(CMR) The Cayman Islands is no longer the top country that helps individuals hide ownership of assets after dropping to 14th in the Tax Justice Network's recent ranking.
The United States now holds the top spot. Cayman reportedly dropped to 14th after disclosing data that showed the scale of financial services it provides to non-residents was lower than expected.
The Tax Justice Network ranks countries by how their financial and legal systems help people and entities conceal ownership of assets.
The US has increased its supply of financial secrecy to the world by almost a third since 2020, earning it the worst rating since rankings began in 2009, Bloomberg reported.
“These rankings show how corrupt actors are weaponizing our financial system against democracy. The US must support more reciprocal automatic information exchange between countries,” said Ian Gary, executive director at the US-based Financial Accountability & Corporate Transparency Coalition.

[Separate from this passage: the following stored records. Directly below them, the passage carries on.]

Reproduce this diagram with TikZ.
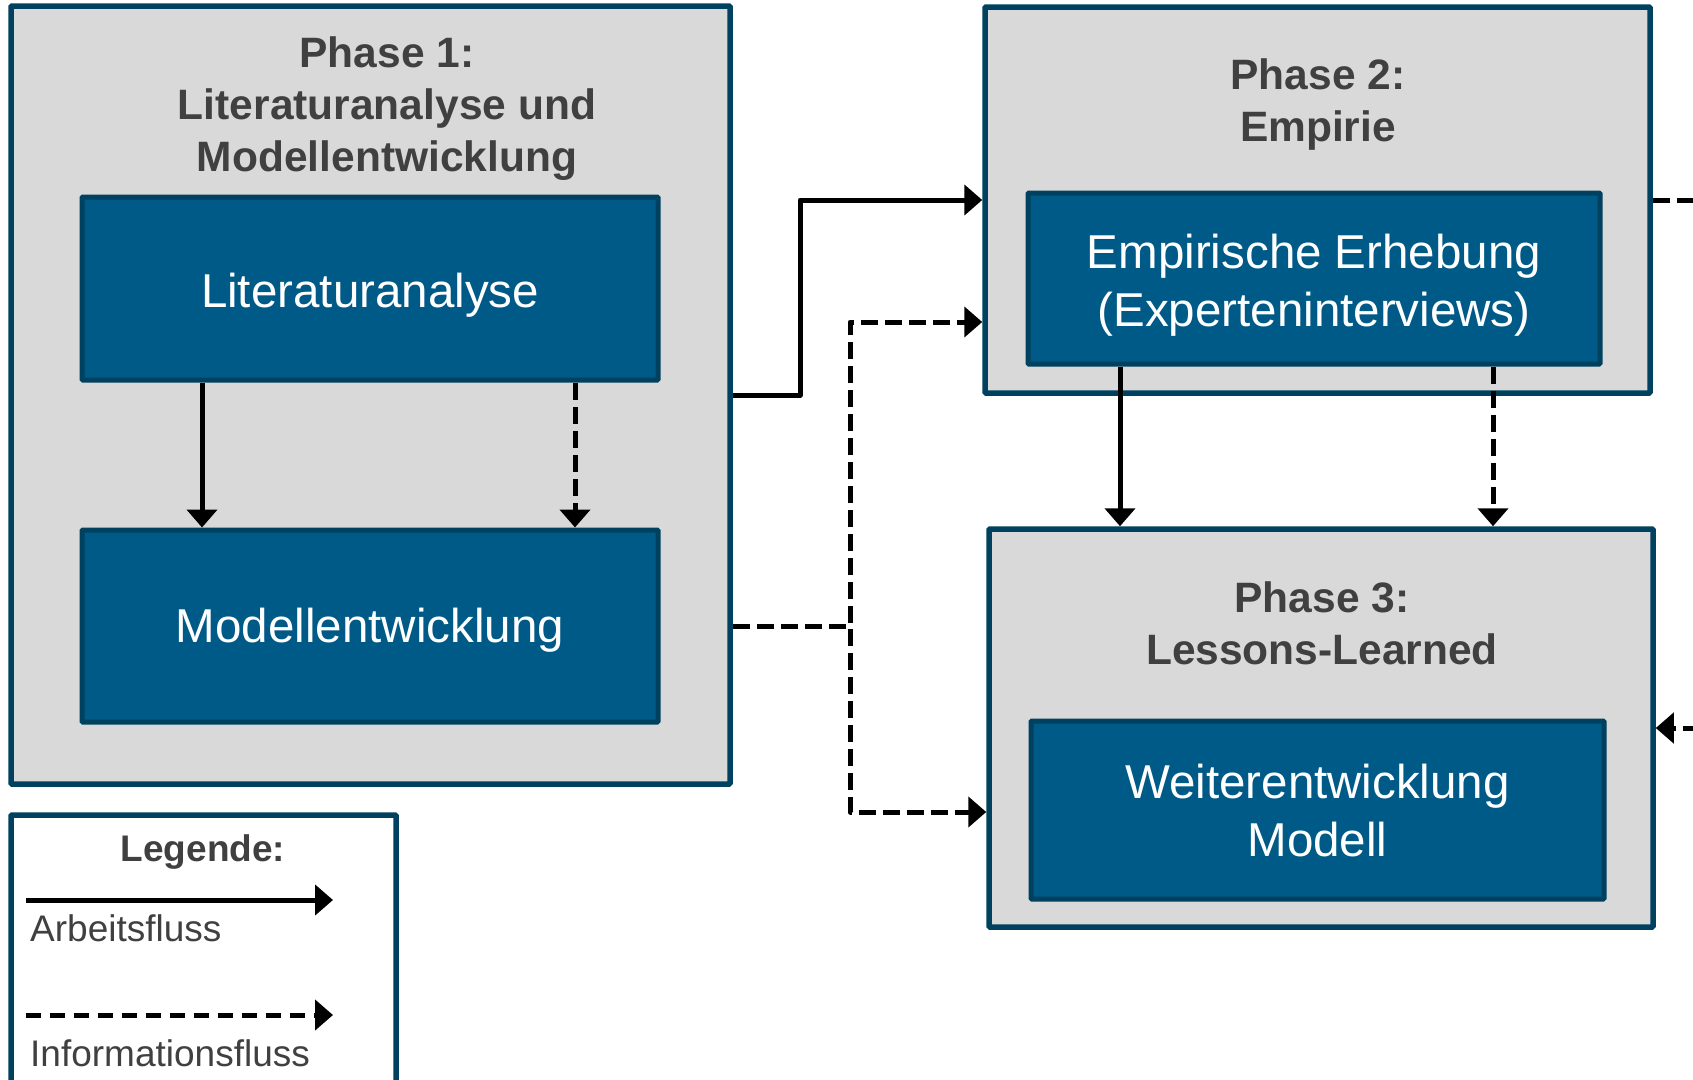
\documentclass[tikz,border=0pt]{standalone}
\usepackage{fontspec}
\setmainfont{Liberation Sans}
\usetikzlibrary{arrows.meta}
\definecolor{boxgray}{HTML}{D9D9D9}
\definecolor{frameblue}{HTML}{00415F}
\definecolor{fillblue}{HTML}{005A87}
\definecolor{txtgray}{HTML}{404040}
\begin{document}
\begin{tikzpicture}[x=1pt,y=-1pt,
  phase/.style={draw=frameblue, fill=boxgray, line width=5.5pt, inner sep=0pt, rounded corners=1pt},
  inbox/.style={draw=frameblue, fill=fillblue, line width=5pt, inner sep=0pt, rounded corners=1pt},
  intext/.style={text=white, align=center, inner sep=0pt, font=\fontsize{47.5}{58}\selectfont},
  legbox/.style={draw=frameblue, fill=white, line width=5.5pt, inner sep=0pt, rounded corners=1pt},
  ptitle/.style={text=txtgray, align=center, inner sep=0pt, font=\fontsize{42.5}{52}\selectfont\bfseries},
  legtext/.style={text=txtgray, inner sep=0pt, font=\fontsize{37}{44}\selectfont},
  work/.style={draw=black, line width=5pt, line join=round, -{Triangle[length=18pt,width=30pt]}},
  info/.style={work, dash pattern=on 17pt off 7pt},
  infoplain/.style={draw=black, line width=5pt, line join=round, dash pattern=on 17pt off 7pt},
]
\useasboundingbox (0,0) rectangle (1693,1079);

% Phase boxes
\node[phase, minimum width=719pt, minimum height=778pt] (p1) at (370.5,395) {};
\node[phase, minimum width=665pt, minimum height=386pt] (p2) at (1317.5,200) {};
\node[phase, minimum width=664pt, minimum height=398pt] (p3) at (1321,728) {};
\node[legbox, minimum width=385pt, minimum height=275pt] (leg) at (203.5,952.5) {};

% Titles
\node[ptitle] (t1) at (387,109) {Phase 1:\\Literaturanalyse und\\Modellentwicklung};
\node[ptitle] (t2) at (1318,104.5) {Phase 2:\\Empirie};
\node[ptitle] (t3) at (1322,623) {Phase 3:\\Lessons-Learned};

% Inner boxes
\node[inbox, minimum width=576pt, minimum height=183pt] (lit) at (370,288.5) {};
\node[inbox, minimum width=576pt, minimum height=192pt] (mod) at (370,626) {};
\node[inbox, minimum width=572pt, minimum height=171pt] (emp) at (1314,278.5) {};
\node[inbox, minimum width=573pt, minimum height=178pt] (wm) at (1317.5,810) {};
\node[intext] (litT) at (370,295.5) {Literaturanalyse};
\node[intext] (modT) at (370,630) {Modellentwicklung};
\node[intext] (empT) at (1314,285) {Empirische Erhebung\\(Experteninterviews)};
\node[intext] (wmT) at (1317.5,811) {Weiterentwicklung\\Modell};

% Arrows inside phase 1
\coordinate (a1) at ([xshift=-168pt]lit.south);
\coordinate (a2) at ([xshift=205pt]lit.south);
\draw[work] (a1) -- (a1 |- mod.north);
\draw[info] (a2) -- (a2 |- mod.north);

% Arrows from Empirie to phase 3
\coordinate (b1) at ([xshift=-194pt]emp.south);
\coordinate (b2) at ([xshift=179pt]emp.south);
\draw[work] (b1) -- (b1 |- p3.north);
\draw[info] (b2) -- (b2 |- p3.north);

% Phase 1 -> Phase 2 (work)
\coordinate (c1) at (800,395);
\draw[work] (p1.east) -- (c1) |- (p2.west);

% Modell -> Phase 2 / Phase 3 (info)
\coordinate (j1) at (850,322);
\coordinate (j2) at (850,812);
\draw[info] (p1.east |- mod) -| (j1) -- (p2.west |- j1);
\draw[info] (p1.east |- mod) -| (j2) -- (p3.west |- j2);

% Right edge dashed connectors
\coordinate (r1) at (1700,200);
\coordinate (r2) at (1700,728);
\draw[infoplain] (p2.east) -- (r1);
\draw[info] (r2) -- (p3.east);

% Legend
\node[legtext, font=\fontsize{37}{44}\selectfont\bfseries] (lt) at (203,852) {Legende:};
\coordinate (l1s) at (26,900);
\coordinate (l1e) at (333,900);
\coordinate (l2s) at (26,1015);
\coordinate (l2e) at (333,1015);
\draw[work] (l1s) -- (l1e);
\draw[work, dash pattern=on 15pt off 9pt] (l2s) -- (l2e);
\node[legtext, anchor=west] (la) at (30,928) {Arbeitsfluss};
\node[legtext, anchor=west] (li) at (30,1053) {Informationsfluss};
\end{tikzpicture}
\end{document}
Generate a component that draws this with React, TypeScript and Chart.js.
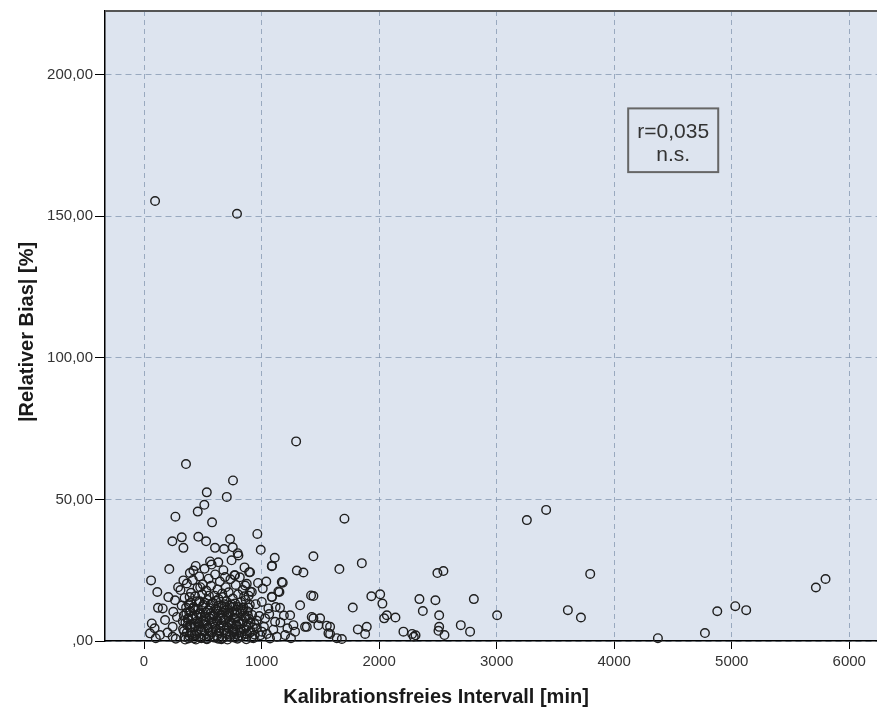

The Tax Justice Network said the US's worsening score was caused by its refusal to exchange information with other countries' tax authorities.
According to the Tax Justice Network, five of the G-7 countries – the US, UK, Japan, Germany and Italy – are responsible for cutting global progress against financial secrecy by more than half.
British overseas territories are responsible for 8.9% of all financial secrecy in the world, according to the Tax Justice Network. According to Bloomberg, that rises to more than a tenth of the world's total supply if the UK is included, which almost doubles that of the US.
Switzerland, which lies in second place on the ranking, supplies only half as much financial secrecy as the United States, the index shows.